Getting back on top01 March 2013 | Glenn Brooks
Despite natural disasters and an over-valued yen, Toyota managed to finish 2012 as the top selling car maker in the world.
Japan’s top six automakers logged record production numbers in 2012, as output rose to meet demand in North America and Southeast Asia. Toyota led the gains, producing 8.74 million vehicles globally, up 26.1% from 2011.
As a whole, the eight major automakers produced 9.44 million units at home, up 18.3% from 2011, and 15.44 million units abroad, up 18.6%. Toyota’s domestic sales alone jumped 40.9% to 1.69 million units, thanks in part to government subsidies for purchases of environmentally friendly vehicles. The company’s exports climbed 24.0% to 1.95 million units. This performance by Toyota Motor Corporation (TMC) meant it regained the global number one spot, outselling both General Motors and Volkswagen AG. Worldwide sales for TMC and its brands, including deliveries from Hino Motors and Daihatsu Motor, rose 23% to a record 9.75 million units last year, compared to the 9.29 million units sold by GM and 9.07 million by Volkswagen.

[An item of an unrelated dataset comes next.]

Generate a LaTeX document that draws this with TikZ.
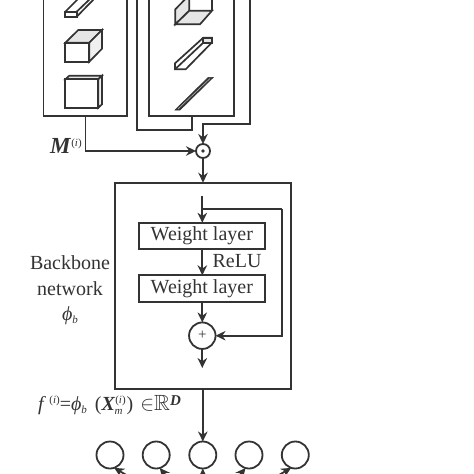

Global sales numbers underline just how far TMC has come in a relatively short space of time, with a full recovery clearly having been made from both recall-related and natural disaster production losses over the previous two years. The knock-on effect to the group’s profitability has also been noticeable, especially with costs associated with the global recall programmes of 2009-2011 now having been largely put behind the company.
“The yen’s fall gave us a ¥140bn ($1.5bn) boost,” said TMC director and senior managing officer Takahiko Ijichi while announcing the firm’s April-December results at a recent news conference. For April-December, Toyota said its group operating profit jumped nearly sevenfold from a year earlier to ¥818.5bn, while its net profit rose almost fourfold to ¥648.18bn.
Japan’s leading vehicle manufacturer has now lifted its full-year forecast for group operating profits to ¥1.15 trillion from ¥1.05 trillion and its pre-tax profit estimate to ¥1.29 trillion from ¥1.18 trillion. Much of the reason for the improved outlook is a steady and welcome slide in the value of the yen.
As well as announcing improved profit expectations for fiscal 2012-2013, Toyota has also now revised its exchange rate assumptions to ¥81 against the dollar and ¥104 versus the euro. It had previously based its annual financial projections on ¥79 to the dollar and ¥100 to the euro.
The Tohoku region (north-eastern Japan) was the area hardest hit by the earthquake in March 2011. Eighteen months after the disaster, Toyota announced a new initiative to restore and strengthen its manufacturing base in that part of the country.
Tohoku has now been classified by TMC as its third production centre in its home market, following the Chubu (central Japan) and Kyushu (southern Japan) regions. As part of the new focus on manufacturing in the north-east, three TMC subsidiaries that operate in Tohoku – Kanto Auto Works, Central Motor Company and Toyota Motor
Tohoku Corporation – were in 2011 instructed by the parent company to move towards a full consolidation. The three-way merger took place on July 1, 2012. The resulting entity, Toyota Motor East Japan, functions as a semi-autonomous unit and manages the entire range of manufacturing for the vehicle programmes for which it has responsibility. This stretches from R&D to production, as well as procurement, engine manufacturing and the supply of other vital components.
As part of its remit, the merged division for the Tohoku region has been given responsibility for the production of new compact vehicles. This includes the latest generation Spade and Porte models, each of which went on sale in Japan in July 2012. Kanto Auto Works originally operated the Higashi-Fuji plant, in Shizuoka Prefecture, that builds the two small cars.
One interesting aspect of this regrouping of manufacturing operations is how other TMC subsidiaries have been impacted: the first generation Spade and Porte were built at the Kyoto plant, operated by Daihatsu Motor Company (DMC). Two Toyota delivery vans – the Probox and Succeed – are still manufactured by DMC at Kyoto. Whether or not their replacements, each due later this year, will also shift to a Toyota Motor East Japan plant will be worth noting.
While Suzuki took the radical but understandable step to shift some of its operations away from at-risk parts of the country, TMC instead made a commitment to staying put, albeit with greatly strengthened measures for coping with any future disasters.
The company now has fortified on-site electricalgenerating capacity at its Tohoku operations. This will not only help it to cope more smoothly with any future power interruptions, but it should also have a stabilising effect on the regional power grid.
The initiatives for Toyota Motor East Japan’s operations include the installation of an eight-megawatt generating capacity at Central Motor’s Miyagi plant. This, the company claims, is adequate to supply about 90% of the plant’s electric power demand, when needed. Toyota is also looking into tapping renewable energies at its Tohoku operations.